“Naive” to assume cycling is spotless
“I believe the sport’s come a long way in the past 10 to 15 years,” Onley said. “I also don’t believe it’s completely clean. I think it’s quite naive to think it’s clean throughout the whole world, but I think it’s in a better place than it was before I started cycling.”
He spoke openly about the scale of testing he experiences. “I know how much we get tested and how much I personally get tested as well throughout the year and throughout the Tour,” he said.
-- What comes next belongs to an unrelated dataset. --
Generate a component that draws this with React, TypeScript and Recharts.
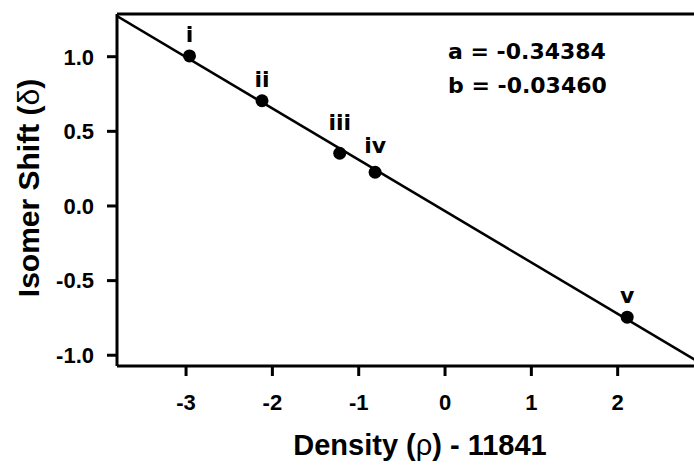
import {
  ComposedChart,
  Scatter,
  Line,
  XAxis,
  YAxis,
  ReferenceLine,
} from "recharts";

// Samples i–v: density offset from 11841 vs isomer shift
const sampleNames = ["i", "ii", "iii", "iv", "v"];
const densityOffsets = [-2.96, -2.12, -1.22, -0.81, 2.11];
const isomerShifts = [1.005, 0.705, 0.353, 0.226, -0.745];

// Linear fit: shift = a * density + b
const fitA = -0.34384;
const fitB = -0.0346;

const xTicks = [-3, -2, -1, 0, 1, 2];
const yTicks = [1.0, 0.5, 0.0, -0.5, -1.0];
const xDomain: [number, number] = [-3.8, 3.0];
const yDomain: [number, number] = [-1.072, 1.286];

const points = sampleNames.map((name, i) => ({
  name,
  x: densityOffsets[i],
  y: isomerShifts[i],
}));

const fitLine = xDomain.map((x) => ({ x, y: fitA * x + fitB }));

const AXIS_FONT = "'Liberation Sans', Arial, sans-serif";
const NOTE_FONT = "'DejaVu Sans', Verdana, sans-serif";

// extra lift for labels that sit close together
const labelRaise: Record<string, number> = { iii: 9, iv: 5 };

function PointMark(props: any) {
  const { cx, cy, payload } = props;
  const lift = 14 + (labelRaise[payload.name] ?? 0);
  return (
    <g>
      <circle cx={cx} cy={cy} r={6.5} fill="#000" />
      <text
        x={cx}
        y={cy - lift}
        textAnchor="middle"
        fontFamily={NOTE_FONT}
        fontWeight="bold"
        fontSize={22}
        fill="#000"
      >
        {payload.name}
      </text>
    </g>
  );
}

const tickStyle = {
  fontFamily: AXIS_FONT,
  fontSize: 22,
  fontWeight: "bold",
  fill: "#000",
};

export default function App() {
  return (
    <div
      style={{
        position: "absolute",
        left: 0,
        top: 0,
        width: 694,
        height: 465,
        overflow: "hidden",
        background: "#fff",
      }}
    >
      <ComposedChart
        width={720}
        height={465}
        margin={{ top: 14, right: 16, bottom: 0, left: 0 }}
      >
        <XAxis
          type="number"
          dataKey="x"
          domain={xDomain}
          ticks={xTicks}
          allowDataOverflow
          height={99}
          tickSize={10}
          tickMargin={18}
          tick={tickStyle}
          axisLine={{ stroke: "#000", strokeWidth: 3 }}
          tickLine={{ stroke: "#000", strokeWidth: 3 }}
        />
        <YAxis
          type="number"
          dataKey="y"
          domain={yDomain}
          ticks={yTicks}
          allowDataOverflow
          width={117}
          tickSize={10}
          tickMargin={13}
          tick={tickStyle}
          tickFormatter={(v: number) => v.toFixed(1)}
          axisLine={{ stroke: "#000", strokeWidth: 3 }}
          tickLine={{ stroke: "#000", strokeWidth: 3 }}
        />
        <ReferenceLine y={yDomain[1]} stroke="#000" strokeWidth={3} />
        <Line
          data={fitLine}
          dataKey="y"
          type="linear"
          stroke="#000"
          strokeWidth={2.5}
          dot={false}
          activeDot={false}
          isAnimationActive={false}
        />
        <Scatter
          data={points}
          dataKey="y"
          fill="#000"
          shape={PointMark}
          isAnimationActive={false}
        />
        <text
          x={448}
          y={59}
          fontFamily={NOTE_FONT}
          fontWeight="bold"
          fontSize={22}
          fill="#000"
        >
          {`a = ${fitA.toFixed(5)}`}
        </text>
        <text
          x={448}
          y={93}
          fontFamily={NOTE_FONT}
          fontWeight="bold"
          fontSize={22}
          fill="#000"
        >
          {`b = ${fitB.toFixed(5)}`}
        </text>
        <text
          x={39}
          y={188}
          transform="rotate(-90 39 188)"
          textAnchor="middle"
          fontFamily={AXIS_FONT}
          fontWeight="bold"
          fontSize={30}
          fill="#000"
        >
          Isomer Shift (<tspan fontWeight="normal">δ</tspan>)
        </text>
        <text
          x={420}
          y={455}
          textAnchor="middle"
          fontFamily={AXIS_FONT}
          fontWeight="bold"
          fontSize={29}
          fill="#000"
        >
          Density (<tspan fontWeight="normal">ρ</tspan>) - 11841
        </text>
      </ComposedChart>
    </div>
  );
}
The system, in his view, is serious. But not magical. “It’s not much I think about. I can only compete with who I am up against. I am not riding along thinking, ‘this guy might be getting an advantage over me’. It’s not really the thought process I or many other riders have. You have just got to focus on yourself and trust that everyone else is playing by the rule book. With the guidelines we have, I think it is very hard to cheat nowadays.”
That mixture of trust and doubt mirrors his position in the peloton itself. He believes he belongs. He does not believe he has arrived.
Chasing the front two
Last summer, Onley finished fourth at the
Tour de France, equalling the best result ever achieved by a Scottish rider. But even that breakthrough has not convinced him that the summit is close. “I still feel very far away,” he said. “To the front two, there is a big gap from the rest of us.”
Those two are
Tadej Pogacar and
Jonas Vingegaard, the riders who turned his best season into proof of distance as much as promise. Pogacar finished more than 12 minutes ahead of him. Vingegaard was eight minutes clear.
Onley finished just over a minute behind third place. Close enough to dream. Far enough to know it is not a fantasy that becomes real by accident.
Onley locked to the back wheel of Vingegaard and Pogacar during the 2025 Tour de France
From survival to belief
The change has come quickly. A year earlier, he arrived at the Tour with very different goals. “I was just trying to go for stage results, which meant there is certain days when I would sit up and take it a bit easier,” he said. “That was with the knowledge that I was not in a position to be fighting for a top-five finish overall.”
Then everything shifted.“It really feels like it came quite quickly in the last few months before the Tour,” he said. “Everything started to click into place and so I was starting to gain a lot more confidence in myself as well.”
The confidence is not loud. It is measured. “In the next couple of years, a podium finish is definitely possible if things go the right way for me,” he said.
Looking beyond the Tour
He is not limiting that ambition to July. “There’s also two other Grand Tours in Italy and Spain, where sometimes the competition’s slightly less deep,” he said. “If it goes the right way, then why can’t I try to win one of those?”
It is not a rejection of the Tour. It is a recognition of reality. Winning any Grand Tour is rare. Winning one in the era of Pogacar and Vingegaard is rarer still.
Onley is not running from that challenge. But he is also not pretending there is only one road to the top.
A calculated step
That thinking has shaped the next phase of his career.
He is moving to INEOS to turn belief into structure, and potential into results. He has spoken about how he looks up to riders who could focus on one goal each year and build everything around it. Racing beside figures like Geraint Thomas showed him what long term purpose looks like inside the peloton.
Now he is trying to build that for himself. Not by pretending the sport is perfect. Not by pretending the gap is small. But by accepting both, and working anyway.